JPMorgan barely registers as a comparison — $178.6 billion in revenue and roughly 38% operating margins per its annual report reflect a fundamentally different business model built on retail deposits and consumer credit at scale. The relevant competition comes from alternative asset managers who don’t carry the same regulatory capital constraints that Morgan Stanley shoulders as a bank holding company. That regulatory drag bites when deploying capital aggressively into illiquid credit at competitive spreads.

Investment banking fees at $8.2 billion according to the firm’s earnings, up from $6.7 billion, reflect a genuine pickup in M&A and capital markets activity — deal pipelines frozen through most of 2023 finally cleared. That’s a real positive.

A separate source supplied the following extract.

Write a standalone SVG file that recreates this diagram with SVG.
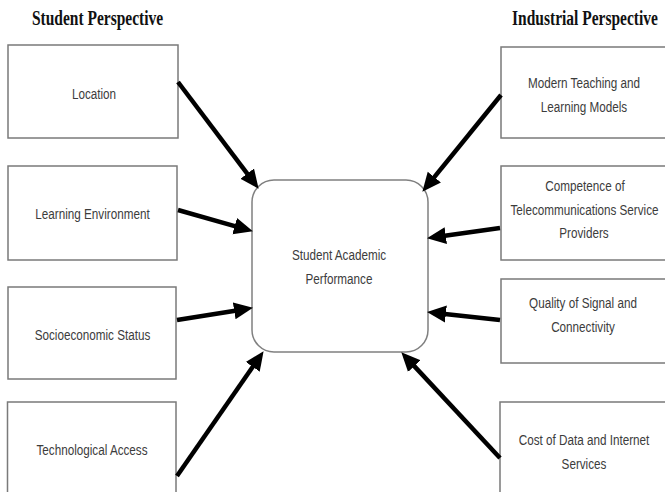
<svg xmlns="http://www.w3.org/2000/svg" width="665" height="492" viewBox="0 0 665 492">
<defs>
<style>
.box{fill:#fff;stroke:#7a7a7a;stroke-width:1.5}
.hub{fill:#fff;stroke:#808080;stroke-width:1.5}
.t{font-family:"Liberation Sans",Arial,sans-serif;font-size:15px;fill:#3c3c3c;text-anchor:middle}
.h{font-family:"Liberation Serif","Times New Roman",serif;font-weight:bold;font-size:20px;fill:#111;text-anchor:middle}
.c line{stroke:#000;stroke-width:4.5;fill:none;marker-end:url(#ah)}
</style>
<marker id="ah" markerUnits="userSpaceOnUse" viewBox="0 -9 20 18" markerWidth="20" markerHeight="18" refX="1" refY="0" orient="auto">
<path d="M0,-8.5 L19,0 L0,8.5 z" fill="#000"/>
</marker>
</defs>
<rect width="665" height="492" fill="#fff"/>
<text class="h" transform="translate(97.5 25) scale(0.775 1)">Student Perspective</text>
<text class="h" transform="translate(585 25) scale(0.775 1)">Industrial Perspective</text>
<g id="n-location"><rect class="box" x="8" y="45" width="170" height="93"/><text class="t" transform="translate(94 99) scale(0.78 1)">Location</text></g>
<g id="n-learning-env"><rect class="box" x="8" y="166" width="169" height="94"/><text class="t" transform="translate(92.5 219) scale(0.78 1)">Learning Environment</text></g>
<g id="n-socio"><rect class="box" x="8" y="287" width="168" height="92"/><text class="t" transform="translate(92.5 340) scale(0.78 1)">Socioeconomic Status</text></g>
<g id="n-tech"><rect class="box" x="7.5" y="402" width="168.5" height="100"/><text class="t" transform="translate(92 455) scale(0.78 1)">Technological Access</text></g>
<g id="n-modern"><rect class="box" x="501" y="47" width="170" height="91"/><text class="t" transform="translate(584 88) scale(0.78 1)">Modern Teaching and</text><text class="t" transform="translate(584 112) scale(0.78 1)">Learning Models</text></g>
<g id="n-competence"><rect class="box" x="501" y="166" width="170" height="94"/><text class="t" transform="translate(585 191) scale(0.78 1)">Competence of</text><text class="t" transform="translate(584.5 214.5) scale(0.78 1)">Telecommunications Service</text><text class="t" transform="translate(584 238) scale(0.78 1)">Providers</text></g>
<g id="n-quality"><rect class="box" x="501" y="279" width="170" height="84"/><text class="t" transform="translate(583 308) scale(0.78 1)">Quality of Signal and</text><text class="t" transform="translate(583 332) scale(0.78 1)">Connectivity</text></g>
<g id="n-cost"><rect class="box" x="500" y="402" width="171" height="100"/><text class="t" transform="translate(584 445) scale(0.78 1)">Cost of Data and Internet</text><text class="t" transform="translate(584 469) scale(0.78 1)">Services</text></g>
<g id="n-performance"><rect class="hub" x="252" y="180" width="176" height="172" rx="22" ry="22"/><text class="t" transform="translate(339 260) scale(0.78 1)">Student Academic</text><text class="t" transform="translate(339 284) scale(0.78 1)">Performance</text></g>
<g id="connectors" class="c">
<line x1="178" y1="82" x2="247.8" y2="174.4"/>
<line x1="178" y1="210" x2="235.6" y2="226.4"/>
<line x1="177" y1="320" x2="235.2" y2="310.7"/>
<line x1="177" y1="476" x2="253.3" y2="366"/>
<line x1="501" y1="95" x2="433.7" y2="177.8"/>
<line x1="500" y1="228" x2="444.8" y2="235.7"/>
<line x1="500" y1="320" x2="444.9" y2="313.9"/>
<line x1="500" y1="458" x2="413.6" y2="365.4"/>
</g>
</svg>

It also means some portion of 2025’s fee income reflects pent-up demand now released, not necessarily a new run rate.

Revenue grew from $54.1 billion in 2023 to $61.8 billion in 2024 to $70.6 billion in 2025. A clean upward line that implies compounding momentum. What it actually implies: a firm that benefited from a confluence of favorable conditions — rate volatility, deal activity, equity market performance — across a specific two-year window. The private credit strategy will face its test in the next window, which won’t resemble this one.

Morgan Stanley’s management knows the duration problem. They run sophisticated risk systems. They’ve navigated liquidity stress before. None of that means the market prices the transition risk correctly — it means the firm is probably better equipped to survive it than a naive reading of the balance sheet suggests. One claim concerns survival. The other concerns valuation. The firm’s record profitability already sits in the stock price; the looming duration-mismatch risk does not.

The bet embedded in the current multiple is that Morgan Stanley executes a near-perfect handoff from trading-driven cyclical revenue to private credit fee income without hitting a credit cycle in between. Wall Street loves a handoff story. It loves it right until the ball hits the ground.

The funniest part of calling a bank “too big to fail” is that it just means someone else pays for the mistake — and somehow that’s been the whole plan the entire time.